Some commission members asked about traffic increases.

Commission Vice Chairman Eric Breon said he is concerned that the township doesn’t yet know what will fill the space.

“Now we’re going to add between one and a million more every day — trucks coming into that corridor,” Breon said, exaggerating the total to make his point.

North Union Street is a township-owned road.

“I know everybody says it’s covered,” Breon said, referring to developers and companies who build in the township. “I hear you. I believe you if you’re saying it’s covered, but you didn’t have people accost you out in the parking lot after the UPS thing as a reminder to what they might be worried about, shall we say. Some of us might have been accosted as we left the building,” Breon said.

Township commissioners approved plans for UPS’ distribution facility in November 2018 despite concerns from some residents, many of which centered on traffic.

UPS is building a 775,033-square-foot “super-hub” on a 192.19 acre site in the 2100 block of North Union Street along with a 3,467-square-foot retail center.

For the Byler project, Swank said the company prepared a traffic study that was submitted to the township’s contracted engineering firm, HRG. The road and nearby traffic signal is adequate, he said.

“I don’t believe there’s an issue there as far as the traffic projections,” Swank said.

Access to the warehouse is proposed off North Union Street.

“Look, it’s a natural takeoff of the UPS facility. Let’s get real. It makes perfectly logical sense, and it’s a natural continuation of the warehouses that are already out there.
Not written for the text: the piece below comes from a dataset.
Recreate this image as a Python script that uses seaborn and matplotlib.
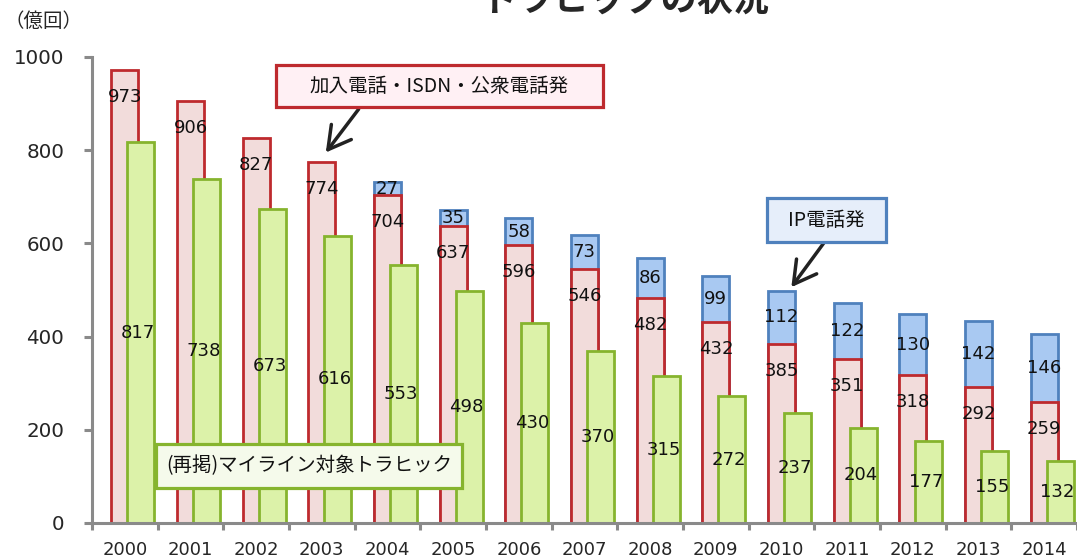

So it all makes perfectly logical sense,” Breon said.

Previous comprehensive plans identified that area for this type of development, he said.

The Byler warehouse would be served by public water and sewer, which is being extended along the front of Byler’s tract as part of the new UPS distribution center.

“It just so happened that the timing worked out and it was not by design, but with the UPS facility being constructed and water and sewer being extended as part of their project, we were able to time those extensions for what we had installed,” Swank said.

The warehouse would be south of the UPS warehouse, and about a third of its size, the planning commission noted.

As part of its plans, UPS has agreed to several improvements, including reconstructing North Union Street from the intersection of North Union and eastbound Route 283 to its site entrance and construct a pump station that would serve the facility.

Breon asked if Byler was going to be responsible for any of the improvements.

“Not unless UPS wants them” to be, Hursh said.

“I was going to say, if I was UPS, I would be asking you to help pay because whether it was intentional or not, you’re certainly riding along with them there,” Breon said.

“I’m not going to say it wasn’t a little bit of good luck on our part,” Swank said.

He said Byler has been “trying to be a good neighbor” and working with UPS on water, sewer and the widening of North Union.

Byler wants all of its traffic to go south toward Fulling Mill Road and plans to restrict trucks from traveling north toward UPS using signs and the geometry of the entrance.

Breon asked if a traffic restriction can be placed on its deed.

“Let’s be real. They could sell the property in a heartbeat and then we’ve got nothing” in the way of a traffic agreement, he said.

Swank said a restriction will be in the plans recorded at the Dauphin County Courthouse. Township solicitor Peter Henninger suggested it could be included in an agreement with the developers as well.